Longer-Term Effects of the Better Care Reconciliation Act of 2017 on Medicaid Spending
Medicaid spending under the Better Care Reconciliation Act of 2017 would be about 35 percent lower in 2036 compared with CBO’s extended baseline. Such spending under the bill would increase each year throughout the next two decades.
In CBO’s assessment, Medicaid spending under the Better Care Reconciliation Act of 2017 would be 26 percent lower in 2026 than it would be under the agency’s extended baseline, and the gap would widen to about 35 percent in 2036 (see figure below). Under CBO’s extended baseline, overall Medicaid spending would grow 5.1 percent per year during the next two decades, in part because prices for medical services would increase. Under this legislation, such spending would increase at a rate of 1.9 percent per year through 2026 and about 3.5 percent per year in the decade after that.
CBO and the staff of the Joint Committee on Taxation do not have an insurance coverage baseline beyond the coming decade and therefore are not able to quantify the legislation’s effect on insurance coverage over the longer term. However, the agencies expect that after 2026, enrollment in Medicaid would continue to fall relative to what would happen under the extended baseline.

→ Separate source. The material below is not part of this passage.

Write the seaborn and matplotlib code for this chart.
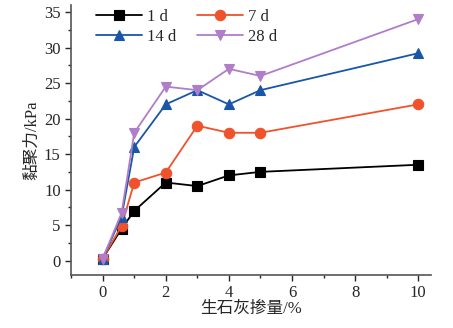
import matplotlib
matplotlib.use("Agg")
import matplotlib.pyplot as plt
import seaborn as sns
import pandas as pd
from matplotlib.ticker import MultipleLocator

lime = [0, 0.6, 1, 2, 3, 4, 5, 10]
d1 = [0.3, 4.5, 7.0, 11.0, 10.5, 12.0, 12.5, 13.5]
d7 = [0.3, 4.9, 11.0, 12.4, 19.0, 18.0, 18.0, 22.0]
d14 = [0.3, 6.2, 16.0, 22.0, 24.0, 22.0, 24.0, 29.2]
d28 = [0.3, 6.7, 18.0, 24.5, 24.0, 27.0, 26.0, 34.0]
labels = ["1 d", "7 d", "14 d", "28 d"]

sns.set_style("ticks")
plt.rcParams['font.family'] = ['Liberation Serif', 'Noto Sans CJK SC']

rows = []
for lab, vals in zip(labels, [d1, d7, d14, d28]):
    for x, v in zip(lime, vals):
        rows.append({"x": x, "y": v, "age": lab})
df = pd.DataFrame(rows)

colors = ["#000000", "#f0522c", "#1a56a8", "#b07dc8"]
markers = ["s", "o", "^", "v"]

fig = plt.figure(figsize=(4.53, 3.28), dpi=100)
ax = fig.add_axes([0.157, 0.162, 0.794, 0.823])
sns.lineplot(data=df, x="x", y="y", hue="age", style="age", palette=colors,
             markers=markers, dashes=False, markersize=7.5, linewidth=1.3,
             markeredgewidth=0.8, ax=ax)
for line in ax.lines:
    line.set_markeredgecolor(line.get_color())

ax.set_xlim(-1, 10.4)
ax.set_ylim(-2, 36)
ax.xaxis.set_major_locator(MultipleLocator(2))
ax.xaxis.set_minor_locator(MultipleLocator(1))
ax.yaxis.set_major_locator(MultipleLocator(5))
ax.yaxis.set_minor_locator(MultipleLocator(2.5))
ax.tick_params(which='major', direction='out', length=4, width=1, labelsize=12)
ax.tick_params(which='minor', direction='out', length=2.5, width=1)
for s in ['left', 'bottom']:
    ax.spines[s].set_linewidth(1.2)
    ax.spines[s].set_color('#555555')
ax.spines['top'].set_visible(False)
ax.spines['right'].set_visible(False)
ax.set_xlabel("生石灰掺量/%", fontsize=12, labelpad=0)
ax.set_ylabel("黏聚力/kPa", fontsize=12, labelpad=3)

handles, labs = ax.get_legend_handles_labels()
order = [0, 2, 1, 3]
leg = ax.legend([handles[i] for i in order], [labs[i] for i in order],
                ncol=2, loc='upper left', frameon=False,
                fontsize=12, handlelength=2.8, columnspacing=1.2,
                handletextpad=0.3, borderaxespad=0.0, labelspacing=0.25,
                bbox_to_anchor=(0.05, 1.01))

fig.savefig("out.png", dpi=100)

On the basis of consultation with the budget committees, CBO’s just-released cost estimate for the bill measured the costs and savings relative to CBO’s March 2016 baseline projections, with adjustments for legislation that was enacted after that baseline was produced. For consistency, this longer-term analysis uses CBO’s extended baseline published in July 2016. CBO analyzed these longer-term effects at the request of the Ranking Members of the Senate Budget Committee and the Senate Finance Committee.